Ben işimi yapıyorum
Önce, Osman Akçıl’ın çok anlamlı mektubunu okuyalım, sonra kısa bir yorum.
“2004 yılı itibariyle sizi takip etmeye başladım. O günkü yazdıklarınızın tamamını noktası, virgülüne dokunmadan bugün aynen yazsanız güncel olaylara ‘cuk’ diye oturur. O günlerde, yazdıklarınızı yakın çevreme ve uzak çevreme anlattığımda, ‘Paranoya’ deyip bana inanmıyorlardı.”
“Bu kişiler, kitapçı raflarında ‘En Çok Satılanlar’ standındaki kitaplarınızı merak ediyorlar, ellerini uzatıyorlar ama günaha gireriz diye almıyorlardı. Bu nasıl bir beyin yıkanmışlık, nasıl bir şartlandırılmışlıktır?! Şimdi ben bu insanları mahcup ediyorum. Diyorum ki: ‘Yüzyıllardır İslam’ın Muazzez Peygamberi’ne isnat edilen yalanlardan biri olan ‘Hz. Aişe ile sekiz yaşında evlendi’ iddiasının nasıl bir yalan olduğunu Yaşar Nuri ispatladı. Hepiniz bu konuda Yaşar Nuri Öztürk Hoca’ya şükran duyuyorsunuz. Peki, işinize gelince neden kabul ediyorsunuz da, diğer yazdıklarına itiraz ediyorsunuz?’ Cevap veremiyorlar.”
“Kitaplarınızın belli bir kesim tarafından okunmaması için birileri sanki özel bir gayret sarf ediyor. Burası çok önemli bir nokta. Kur’an’ı hüccet göstererek yazdıklarınız, bugün artık tek tek ortaya çıkmış durumda. Mâûn Suresi; kan, gözyaşı, toz, duman, pislik içindeki İslam dünyasını, sizin söyleminizle söylersek, tokatlıyor âdeta. İnsanlar, yine sizin söyleminizle; ‘Ört ki ölem!’ diye bağırıyor. Sizin tespitlerinizi tüm Türk halkının duyması, öğrenmesi şart oldu artık. Halk TV’deki Işığa Çağrı programı bu boşluğu doldurur inşallah.”

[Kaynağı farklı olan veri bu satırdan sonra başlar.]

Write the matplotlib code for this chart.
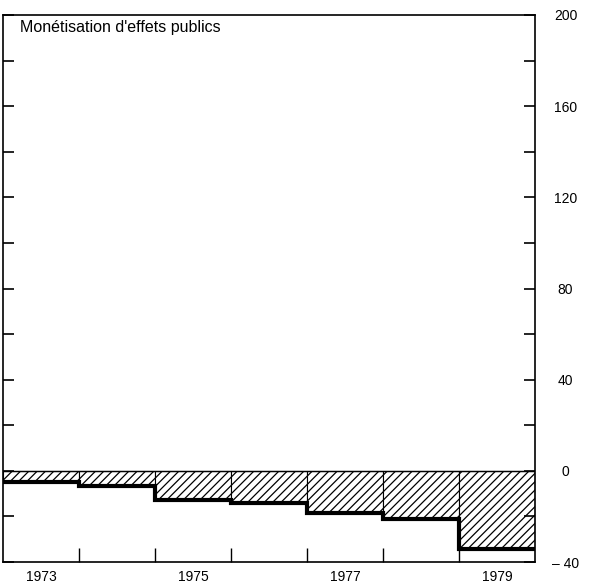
import matplotlib
matplotlib.use("Agg")
import matplotlib.pyplot as plt
import numpy as np

years = [1973, 1974, 1975, 1976, 1977, 1978, 1979]
values = [-5, -6.7, -13, -14, -18.6, -21, -34.4]
year_labels = ["1973", "1975", "1977", "1979"]
title = "Monétisation d'effets publics"

plt.rcParams['font.family'] = ['Liberation Sans', 'DejaVu Sans']
plt.rcParams['hatch.linewidth'] = 0.9

fig = plt.figure(figsize=(5.91, 5.84), dpi=100)
ax = fig.add_axes([3 / 591, 22 / 584, 532 / 591, 547 / 584])

x = np.arange(len(years))
ax.bar(x, values, width=1.0, align='edge', color='white', edgecolor='black',
       linewidth=0.8, hatch='////')
ax.axhline(0, color='black', lw=1.0)

# thick step line along the bar bottoms
edges = np.arange(len(years) + 1)
ax.step(edges, values + [values[-1]], where='post', color='black', lw=3,
        solid_joinstyle='miter')

ax.set_xlim(0, len(years))
ax.set_ylim(-40, 200)

ax.yaxis.tick_right()
ax.set_yticks(np.arange(-40, 201, 20))
ax.set_yticklabels(["\u2013 40" if v == -40 else (str(v) if v % 40 == 0 else "")
                    for v in range(-40, 201, 20)])
ax.tick_params(axis='y', which='both', direction='in', length=8, width=1.2,
               left=True, right=True, labelleft=False, labelright=True,
               labelsize=10, pad=22)
for lab in ax.get_yticklabels():
    lab.set_horizontalalignment('center')

ax.set_xticks(edges[1:-1])
ax.set_xticklabels([])
ax.tick_params(axis='x', direction='in', length=10, width=1.0, bottom=True)
for i, lab in enumerate(year_labels):
    ax.text(2 * i + 0.5, -0.015, lab, transform=ax.get_xaxis_transform(),
            ha='center', va='top', fontsize=10)

for s in ax.spines.values():
    s.set_linewidth(1.2)

ax.text(0.032, 0.99, title, transform=ax.transAxes, ha='left', va='top',
        fontsize=11.5)

fig.savefig("out.png", dpi=100)
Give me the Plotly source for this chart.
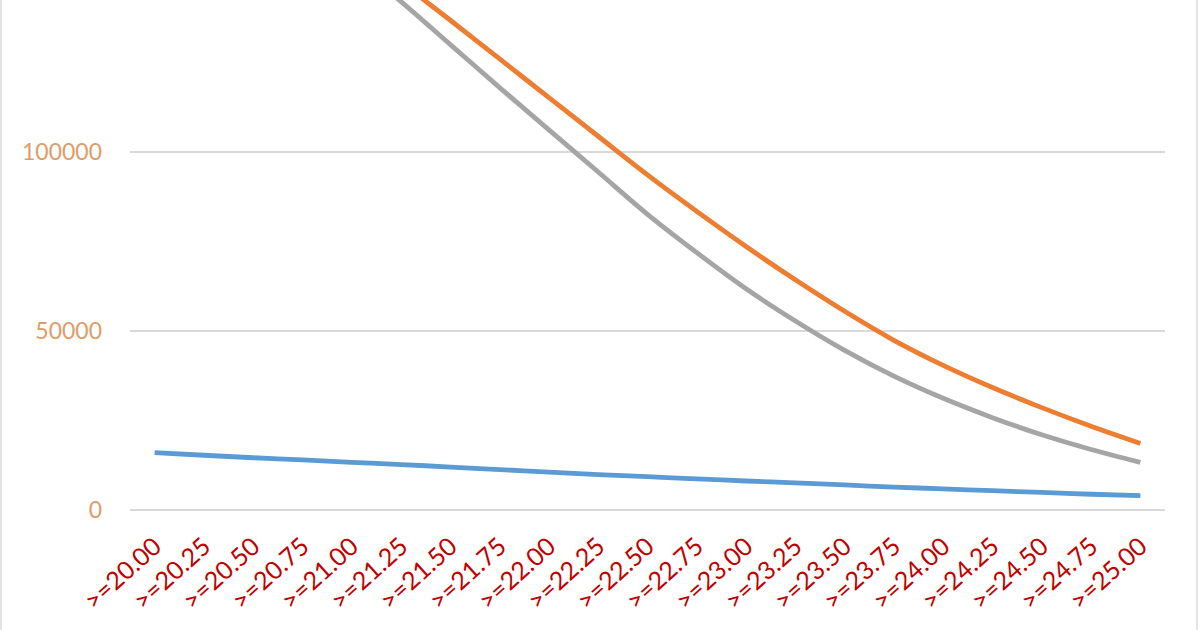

“Siyasal söylemler içinde ‘din’ kelimesinin geçmesini bile laikliğe aykırı bulan muhalefet (CHP), o günlerde sizi eleştiriyordu. O günlerde sizi dışlayanlar şimdi hatalarını anlamış olacaklar ki, Kılıçdaroğlu sizin söylemlerinizden küçük alıntılar yapıyor. Ama çok cılız ve etkisiz biçimde.”

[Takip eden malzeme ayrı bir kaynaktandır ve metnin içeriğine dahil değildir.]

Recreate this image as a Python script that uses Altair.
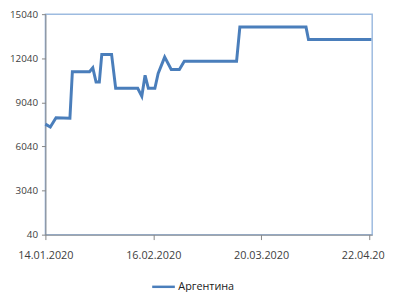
import altair as alt
import pandas as pd

# Data
dates = [
    "2020-01-14T00:00:00", "2020-01-15T12:00:00", "2020-01-17T06:00:00",
    "2020-01-21T12:00:00", "2020-01-22T06:00:00", "2020-01-27T12:00:00",
    "2020-01-28T12:00:00", "2020-01-29T12:00:00", "2020-01-30T12:00:00",
    "2020-01-31T06:00:00", "2020-02-03T06:00:00", "2020-02-04T12:00:00",
    "2020-02-11T06:00:00", "2020-02-12T12:00:00", "2020-02-13T12:00:00",
    "2020-02-14T12:00:00", "2020-02-16T12:00:00", "2020-02-17T12:00:00",
    "2020-02-18T00:00:00", "2020-02-19T12:00:00", "2020-02-21T12:00:00",
    "2020-02-24T00:00:00", "2020-02-25T12:00:00", "2020-03-12T12:00:00",
    "2020-03-13T12:00:00", "2020-04-02T18:00:00", "2020-04-03T12:00:00",
    "2020-04-22T18:00:00",
]
values = [
    7560, 7360, 7990,
    7960, 11120, 11120,
    11390, 10420, 10420,
    12300, 12300, 10000,
    10000, 9450, 10880,
    10000, 10000, 11010,
    11280, 12120, 11280,
    11280, 11840, 11840,
    14160, 14160, 13310,
    13310,
]
series_name = "Аргентина"
y_ticks = [40, 3040, 6040, 9040, 12040, 15040]

df = pd.DataFrame({"date": dates, "value": values, "series": [series_name] * len(dates)})

FONT = "Open Sans"
TXT = "#404040"
AX = "#868686"

chart = alt.Chart(df).mark_line(strokeWidth=3).encode(
    x=alt.X(
        "date:T",
        scale=alt.Scale(domain=[alt.DateTime(year=2020, month=1, date=14),
                                alt.DateTime(year=2020, month=4, date=23)]),
        axis=alt.Axis(
            title=None,
            values=[alt.DateTime(year=2020, month=1, date=14),
                    alt.DateTime(year=2020, month=2, date=16),
                    alt.DateTime(year=2020, month=3, date=20),
                    alt.DateTime(year=2020, month=4, date=22)],
            format="%d.%m.%Y",
            grid=False,
            tickSize=5,
            labelPadding=10,
            labelFontSize=11,
            labelOverlap=False,
            labelBound=False,
            labelFlush=False,
        ),
    ),
    y=alt.Y(
        "value:Q",
        scale=alt.Scale(domain=[40, 15040], nice=False, zero=False),
        axis=alt.Axis(title=None, values=y_ticks, format="d", grid=False,
                      tickSize=4, labelPadding=4, labelFontSize=10),
    ),
    color=alt.Color(
        "series:N",
        scale=alt.Scale(range=["#4a7ebb"]),
        legend=alt.Legend(
            title=None,
            orient="none",
            legendX=107,
            legendY=264,
            symbolType="stroke",
            symbolSize=529,
            symbolStrokeWidth=2.5,
            labelOffset=2,
            padding=0,
        ),
    ),
).properties(
    width=332,
    height=224,
    autosize=alt.AutoSizeParams(type="none"),
    padding={"left": 38, "top": 4, "right": 13, "bottom": 56},
).configure_view(
    stroke="#9dbbe0", strokeWidth=1.5
).configure_axis(
    labelFont=FONT, labelColor=TXT,
    domainColor=AX, tickColor=AX, domainWidth=1,
).configure_legend(
    labelFont=FONT, labelFontSize=11, labelColor="#202020",
)

chart.save("out.html", embed_options={"renderer": "svg", "actions": False})
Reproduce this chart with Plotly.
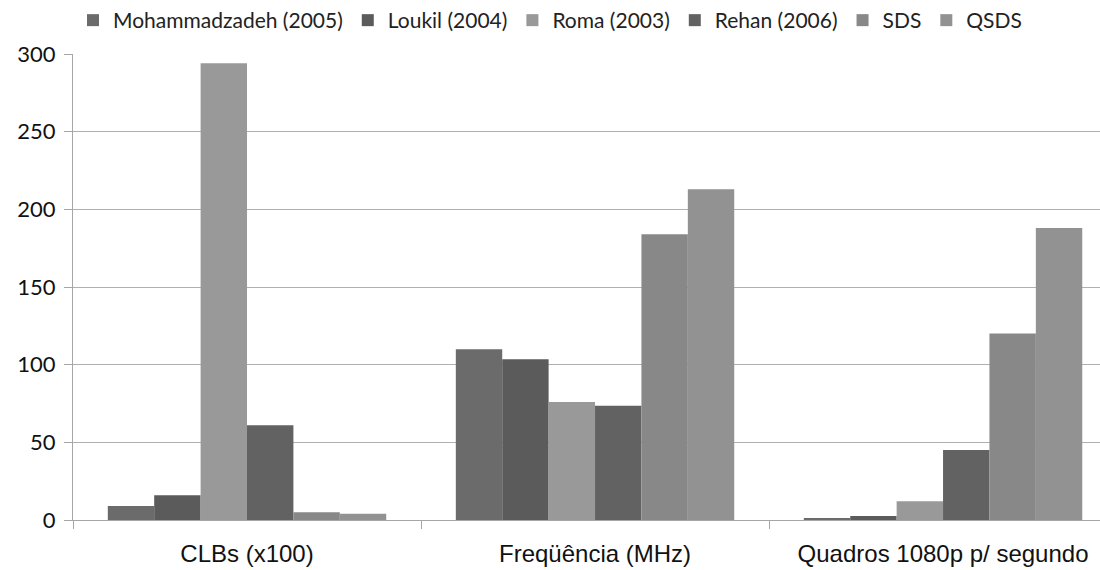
import plotly.graph_objects as go

categories = ["CLBs (x100)", "Freqüência (MHz)", "Quadros 1080p p/ segundo"]

series_names = ["Mohammadzadeh (2005)", "Loukil (2004)", "Roma (2003)",
                "Rehan (2006)", "SDS", "QSDS"]

mohammadzadeh = [9, 110, 1]
loukil = [16, 103.5, 2.5]
roma = [294, 76, 12]
rehan = [61, 73.5, 45]
sds = [5, 184, 120]
qsds = [4, 213, 188]

series_values = [mohammadzadeh, loukil, roma, rehan, sds, qsds]
series_colors = ["#6b6b6b", "#5b5b5b", "#999999", "#626262", "#888888", "#929292"]

y_ticks = [0, 50, 100, 150, 200, 250, 300]

fig = go.Figure()
for name, vals, color in zip(series_names, series_values, series_colors):
    fig.add_trace(go.Bar(
        name=name,
        x=categories,
        y=vals,
        marker=dict(color=color, line=dict(width=0)),
    ))

fig.update_layout(
    width=1100,
    height=570,
    barmode="group",
    bargap=0.2,
    bargroupgap=0,
    plot_bgcolor="white",
    paper_bgcolor="white",
    margin=dict(l=73, r=0, t=54, b=50, autoexpand=False),
    font=dict(family="Lato", color="#222222"),
    legend=dict(
        orientation="h",
        x=0.5, xanchor="center",
        xref="container",
        y=1.0, yanchor="top",
        yref="container",
        font=dict(family="Lato", size=21, color="#222222"),
        traceorder="normal",
        itemclick=False,
    ),
    showlegend=True,
)

fig.update_xaxes(
    type="category",
    range=[-0.5, 2.451],
    tickson="boundaries",
    ticks="outside",
    ticklen=8,
    tickcolor="#a6a6a6",
    tickwidth=1,
    showline=True,
    linecolor="#a6a6a6",
    linewidth=1,
    showgrid=False,
    tickfont=dict(family="Liberation Sans", size=24, color="#111111"),
    ticklabelstandoff=12,
    automargin=False,
    fixedrange=True,
)

fig.update_yaxes(
    range=[0, 300],
    tickvals=y_ticks,
    ticks="outside",
    ticklen=8,
    tickcolor="#a6a6a6",
    showline=True,
    linecolor="#a6a6a6",
    linewidth=1,
    showgrid=True,
    gridcolor="#b0b0b0",
    gridwidth=1,
    zeroline=False,
    tickfont=dict(family="Lato", size=22, color="#111111"),
    ticklabelstandoff=4,
    automargin=False,
    fixedrange=True,
)

fig.write_html("out.html", config={"displayModeBar": False})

“Dünyanın en önemli birkaç ilahiyatçısı arasında olmanız yanında; tarih, Mustafa Kemal, Kurtuluş Savaşı konularında engin bilgileri olan sizden, muhalefet neden yararlanmaz, anlayamıyorum! Yine sizin söyleminizle; ‘Türk halkı kendi dini ile vuruluyor. Bu zehire karşı panzehir lazım.’ O panzehirin sizin engin bilgileriniz olduğunu açık ve net görüyorum.”
BENİM YORUMUM ŞU
İnsanoğlundan hiçbir şey beklemedim, beklemiyorum. Ben, varoluş onurumun bana yüklediği görevi yani işimi yapıyorum. İşim, vicdan, irfan ve imanımın icabıdır. Kalabalıklar takdir eder veya etmez; o onların bileceği şey. Ben, bu gök kubbenin altında tek başıma kalsam da, bu görevi yapacağım. Ölümsüz Nietzsche’nin dediği gibi, “Ben, bana verilen hayat nimetinin hakkını ödüyorum”. Kaldı ki, bana verilen sadece hayat nimeti değildir; ilim, hikmet, düşünce, hitabet gibi çok az insana nasip olan nimetlerle de lütuflandırılmışım. Ben bunların şükran borcunu ödemek için çırpınıyorum.
İnsan denen varlıktan beklediğim hiçbir şey olmadı, olmayacaktır. Zaten, insanın elinde benim görevimin karşılığı olacak bir nimet de yoktur; olsa da ben istemiyorum. Benim yaptığımın bir ‘karşılığı’ olacaksa; onu bana, ancak demin saydığım değerleri bahşeden kudret verebilir. İnsan kim oluyor da ondan karşılık bekleyeceğim, onun beni anlamasını ümit edeceğim! Yok böyle bir beklentim, yok böyle bir ümidim.
Ben, böyle bir beklentiden, böyle bir ümitten münezzeh olacak kadar asil yaradılışlı bir adamım. Şükürler olsun Yaratan’a!